To do — Read through the records below and copy each line that uses the word "script".

Input for this task —
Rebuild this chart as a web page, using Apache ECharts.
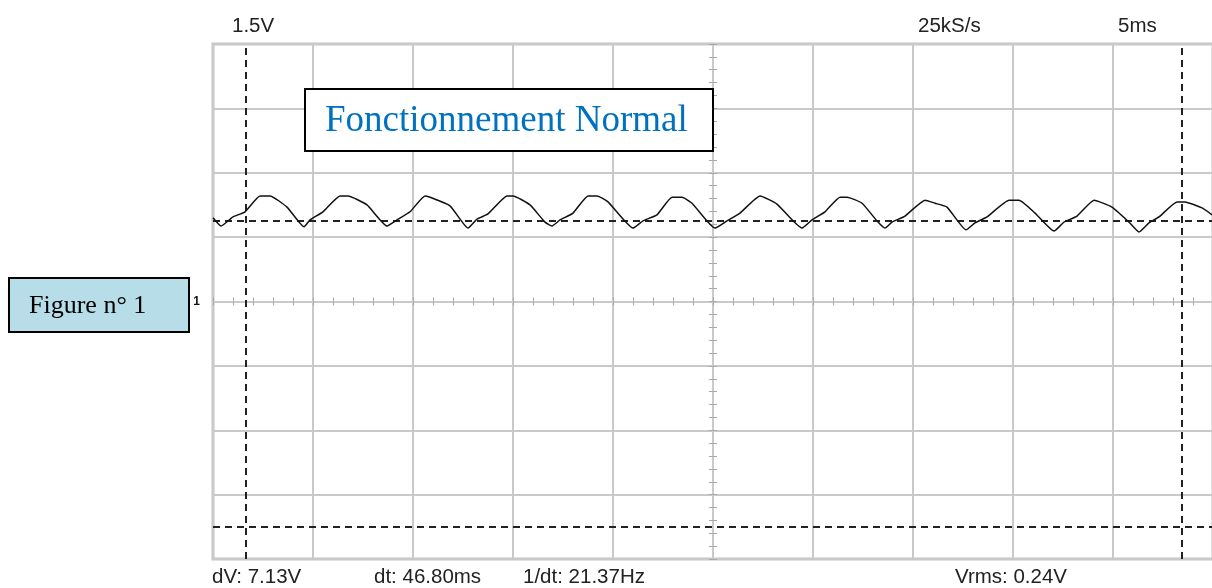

---

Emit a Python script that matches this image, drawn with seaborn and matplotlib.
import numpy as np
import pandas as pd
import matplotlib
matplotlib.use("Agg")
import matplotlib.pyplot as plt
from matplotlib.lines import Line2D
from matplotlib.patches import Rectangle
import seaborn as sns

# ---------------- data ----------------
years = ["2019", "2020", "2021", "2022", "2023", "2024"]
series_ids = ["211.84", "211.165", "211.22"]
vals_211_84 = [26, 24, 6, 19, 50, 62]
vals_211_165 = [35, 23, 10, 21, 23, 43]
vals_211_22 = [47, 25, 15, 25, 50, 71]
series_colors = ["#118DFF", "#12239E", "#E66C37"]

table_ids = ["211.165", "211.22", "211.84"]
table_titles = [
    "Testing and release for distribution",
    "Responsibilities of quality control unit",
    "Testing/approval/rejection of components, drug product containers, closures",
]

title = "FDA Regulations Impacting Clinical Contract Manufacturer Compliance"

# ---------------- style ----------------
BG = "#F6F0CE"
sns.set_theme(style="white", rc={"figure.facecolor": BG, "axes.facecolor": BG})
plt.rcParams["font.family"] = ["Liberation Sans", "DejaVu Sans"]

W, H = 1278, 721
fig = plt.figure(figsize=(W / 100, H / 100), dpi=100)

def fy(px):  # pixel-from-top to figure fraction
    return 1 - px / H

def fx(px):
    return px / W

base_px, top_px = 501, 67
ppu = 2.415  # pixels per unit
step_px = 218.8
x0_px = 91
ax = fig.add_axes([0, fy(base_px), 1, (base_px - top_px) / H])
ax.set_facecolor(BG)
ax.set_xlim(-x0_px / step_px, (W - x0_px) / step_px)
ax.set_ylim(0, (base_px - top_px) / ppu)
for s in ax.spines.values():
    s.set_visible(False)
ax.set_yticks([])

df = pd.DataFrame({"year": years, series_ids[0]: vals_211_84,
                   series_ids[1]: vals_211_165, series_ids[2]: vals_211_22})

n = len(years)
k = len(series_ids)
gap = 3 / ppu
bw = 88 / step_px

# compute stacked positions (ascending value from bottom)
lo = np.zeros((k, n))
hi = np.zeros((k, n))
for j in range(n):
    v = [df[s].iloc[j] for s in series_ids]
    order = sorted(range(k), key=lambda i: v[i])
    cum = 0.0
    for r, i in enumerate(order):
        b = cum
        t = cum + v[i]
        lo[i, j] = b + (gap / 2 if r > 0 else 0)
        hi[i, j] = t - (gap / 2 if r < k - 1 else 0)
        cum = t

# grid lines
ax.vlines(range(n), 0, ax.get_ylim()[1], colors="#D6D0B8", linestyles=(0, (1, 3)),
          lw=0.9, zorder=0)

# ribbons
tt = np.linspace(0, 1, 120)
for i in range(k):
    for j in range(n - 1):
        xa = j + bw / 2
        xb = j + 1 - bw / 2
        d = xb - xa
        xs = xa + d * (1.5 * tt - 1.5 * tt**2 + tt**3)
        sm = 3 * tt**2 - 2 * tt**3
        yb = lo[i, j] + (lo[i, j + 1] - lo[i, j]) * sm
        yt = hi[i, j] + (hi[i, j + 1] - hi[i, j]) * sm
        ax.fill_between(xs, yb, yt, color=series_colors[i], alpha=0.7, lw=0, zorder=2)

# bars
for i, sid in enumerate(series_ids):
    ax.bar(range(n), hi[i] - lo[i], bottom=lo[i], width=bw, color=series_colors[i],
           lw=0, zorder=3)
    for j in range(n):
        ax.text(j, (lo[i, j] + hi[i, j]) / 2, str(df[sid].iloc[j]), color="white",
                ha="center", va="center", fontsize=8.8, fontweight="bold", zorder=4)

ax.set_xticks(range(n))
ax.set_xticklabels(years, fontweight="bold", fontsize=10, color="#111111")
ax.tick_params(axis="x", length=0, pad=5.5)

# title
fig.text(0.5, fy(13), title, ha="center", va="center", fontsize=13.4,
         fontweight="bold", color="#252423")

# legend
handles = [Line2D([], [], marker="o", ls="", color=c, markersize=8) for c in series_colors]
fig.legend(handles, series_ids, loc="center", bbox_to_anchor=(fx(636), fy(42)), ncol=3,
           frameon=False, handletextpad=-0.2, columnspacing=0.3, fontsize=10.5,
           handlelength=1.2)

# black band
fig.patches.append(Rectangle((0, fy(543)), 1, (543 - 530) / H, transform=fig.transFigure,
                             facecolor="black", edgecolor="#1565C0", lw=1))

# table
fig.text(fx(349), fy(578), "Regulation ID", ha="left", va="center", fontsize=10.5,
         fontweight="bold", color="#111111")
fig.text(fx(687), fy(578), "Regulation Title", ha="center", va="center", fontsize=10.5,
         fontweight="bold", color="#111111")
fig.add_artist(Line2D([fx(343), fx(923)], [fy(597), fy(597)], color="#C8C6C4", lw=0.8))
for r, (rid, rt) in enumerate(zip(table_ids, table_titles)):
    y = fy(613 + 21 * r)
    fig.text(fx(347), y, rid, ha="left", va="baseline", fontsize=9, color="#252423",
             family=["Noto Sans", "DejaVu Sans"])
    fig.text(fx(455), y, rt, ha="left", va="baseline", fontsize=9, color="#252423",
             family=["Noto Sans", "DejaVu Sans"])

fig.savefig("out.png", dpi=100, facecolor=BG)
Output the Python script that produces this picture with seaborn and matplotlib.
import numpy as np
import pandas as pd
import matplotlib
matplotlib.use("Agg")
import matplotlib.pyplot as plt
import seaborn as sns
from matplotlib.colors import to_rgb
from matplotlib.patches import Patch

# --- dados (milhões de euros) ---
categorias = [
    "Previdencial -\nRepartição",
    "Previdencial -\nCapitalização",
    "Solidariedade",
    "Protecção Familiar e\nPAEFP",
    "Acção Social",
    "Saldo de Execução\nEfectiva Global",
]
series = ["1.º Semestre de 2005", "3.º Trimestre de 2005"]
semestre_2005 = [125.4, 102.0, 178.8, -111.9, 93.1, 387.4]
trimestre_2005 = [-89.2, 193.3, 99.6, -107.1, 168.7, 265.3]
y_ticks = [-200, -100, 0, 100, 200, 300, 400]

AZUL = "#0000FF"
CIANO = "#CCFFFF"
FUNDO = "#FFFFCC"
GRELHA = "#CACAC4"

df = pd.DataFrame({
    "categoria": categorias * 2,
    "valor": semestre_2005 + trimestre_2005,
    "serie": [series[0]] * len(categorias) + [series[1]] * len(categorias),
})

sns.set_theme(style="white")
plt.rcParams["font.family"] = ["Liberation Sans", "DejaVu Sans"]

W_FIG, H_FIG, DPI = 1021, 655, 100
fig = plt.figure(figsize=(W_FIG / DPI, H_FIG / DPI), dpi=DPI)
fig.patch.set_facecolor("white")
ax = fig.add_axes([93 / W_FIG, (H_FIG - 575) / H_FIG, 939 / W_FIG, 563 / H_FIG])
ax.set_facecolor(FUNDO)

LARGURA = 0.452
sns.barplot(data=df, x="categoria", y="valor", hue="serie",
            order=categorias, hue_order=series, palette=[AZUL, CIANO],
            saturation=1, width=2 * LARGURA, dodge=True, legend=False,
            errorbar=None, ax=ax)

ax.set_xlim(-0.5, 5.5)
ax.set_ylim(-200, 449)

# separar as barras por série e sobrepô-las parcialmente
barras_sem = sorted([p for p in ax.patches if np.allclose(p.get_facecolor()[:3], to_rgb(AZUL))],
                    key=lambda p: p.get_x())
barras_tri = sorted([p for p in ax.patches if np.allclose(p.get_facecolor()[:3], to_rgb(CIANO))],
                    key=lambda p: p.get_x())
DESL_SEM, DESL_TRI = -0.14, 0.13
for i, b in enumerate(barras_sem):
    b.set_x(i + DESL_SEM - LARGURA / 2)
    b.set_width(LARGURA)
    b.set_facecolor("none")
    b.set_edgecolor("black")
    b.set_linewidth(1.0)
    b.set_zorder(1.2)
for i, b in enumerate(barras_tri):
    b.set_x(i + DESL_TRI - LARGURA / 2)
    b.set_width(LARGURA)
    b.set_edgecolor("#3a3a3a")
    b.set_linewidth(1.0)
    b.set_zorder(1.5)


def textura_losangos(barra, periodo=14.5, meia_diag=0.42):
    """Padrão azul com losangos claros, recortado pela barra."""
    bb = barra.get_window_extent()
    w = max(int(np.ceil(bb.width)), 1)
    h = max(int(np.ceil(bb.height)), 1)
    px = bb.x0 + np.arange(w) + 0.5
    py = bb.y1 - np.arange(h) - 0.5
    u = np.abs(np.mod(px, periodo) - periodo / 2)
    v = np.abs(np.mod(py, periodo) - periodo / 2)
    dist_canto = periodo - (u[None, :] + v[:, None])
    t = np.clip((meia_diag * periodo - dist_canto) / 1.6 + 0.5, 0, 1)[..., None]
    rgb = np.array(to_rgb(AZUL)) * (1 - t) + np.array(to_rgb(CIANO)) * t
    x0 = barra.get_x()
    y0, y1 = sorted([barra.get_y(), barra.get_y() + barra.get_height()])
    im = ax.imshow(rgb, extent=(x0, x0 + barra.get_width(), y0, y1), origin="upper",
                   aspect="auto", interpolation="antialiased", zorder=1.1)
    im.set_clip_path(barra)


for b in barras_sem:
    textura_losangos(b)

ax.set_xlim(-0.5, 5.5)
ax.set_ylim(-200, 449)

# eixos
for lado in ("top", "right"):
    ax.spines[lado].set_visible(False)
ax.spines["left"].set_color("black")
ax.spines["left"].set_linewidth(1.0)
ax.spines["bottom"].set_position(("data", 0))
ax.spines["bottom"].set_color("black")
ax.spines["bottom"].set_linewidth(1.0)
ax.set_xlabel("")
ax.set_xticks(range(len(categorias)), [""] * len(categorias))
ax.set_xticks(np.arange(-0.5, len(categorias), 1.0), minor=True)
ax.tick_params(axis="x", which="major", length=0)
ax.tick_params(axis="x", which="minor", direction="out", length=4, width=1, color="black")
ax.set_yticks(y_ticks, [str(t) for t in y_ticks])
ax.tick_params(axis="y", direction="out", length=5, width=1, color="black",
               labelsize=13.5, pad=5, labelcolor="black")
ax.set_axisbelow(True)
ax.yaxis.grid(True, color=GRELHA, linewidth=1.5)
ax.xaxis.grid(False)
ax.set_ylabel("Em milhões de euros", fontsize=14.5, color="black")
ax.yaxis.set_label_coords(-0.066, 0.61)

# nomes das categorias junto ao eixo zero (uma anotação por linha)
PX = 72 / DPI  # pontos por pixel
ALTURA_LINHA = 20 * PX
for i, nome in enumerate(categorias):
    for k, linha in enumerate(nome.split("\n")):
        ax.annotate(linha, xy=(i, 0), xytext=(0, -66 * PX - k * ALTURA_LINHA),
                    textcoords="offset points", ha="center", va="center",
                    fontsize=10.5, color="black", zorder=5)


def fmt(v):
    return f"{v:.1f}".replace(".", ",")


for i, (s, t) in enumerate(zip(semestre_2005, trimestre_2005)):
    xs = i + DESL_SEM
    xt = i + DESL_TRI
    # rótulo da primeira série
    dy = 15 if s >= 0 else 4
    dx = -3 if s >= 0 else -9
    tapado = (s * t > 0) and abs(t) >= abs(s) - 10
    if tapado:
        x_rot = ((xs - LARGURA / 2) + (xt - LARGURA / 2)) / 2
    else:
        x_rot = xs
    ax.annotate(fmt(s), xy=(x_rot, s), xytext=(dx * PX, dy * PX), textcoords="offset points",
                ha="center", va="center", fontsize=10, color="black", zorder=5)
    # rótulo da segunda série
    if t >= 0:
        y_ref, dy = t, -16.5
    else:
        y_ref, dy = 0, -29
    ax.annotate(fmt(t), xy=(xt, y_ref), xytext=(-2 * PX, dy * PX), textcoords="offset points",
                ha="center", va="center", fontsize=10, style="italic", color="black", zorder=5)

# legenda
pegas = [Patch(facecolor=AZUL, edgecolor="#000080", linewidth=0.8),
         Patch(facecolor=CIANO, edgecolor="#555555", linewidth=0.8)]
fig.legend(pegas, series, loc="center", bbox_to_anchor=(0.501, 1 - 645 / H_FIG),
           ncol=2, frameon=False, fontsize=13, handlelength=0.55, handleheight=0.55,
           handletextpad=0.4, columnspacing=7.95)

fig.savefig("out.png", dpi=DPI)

Answer to the task —
Emit a Python script that matches this image, drawn with seaborn and matplotlib.
Output the Python script that produces this picture with seaborn and matplotlib.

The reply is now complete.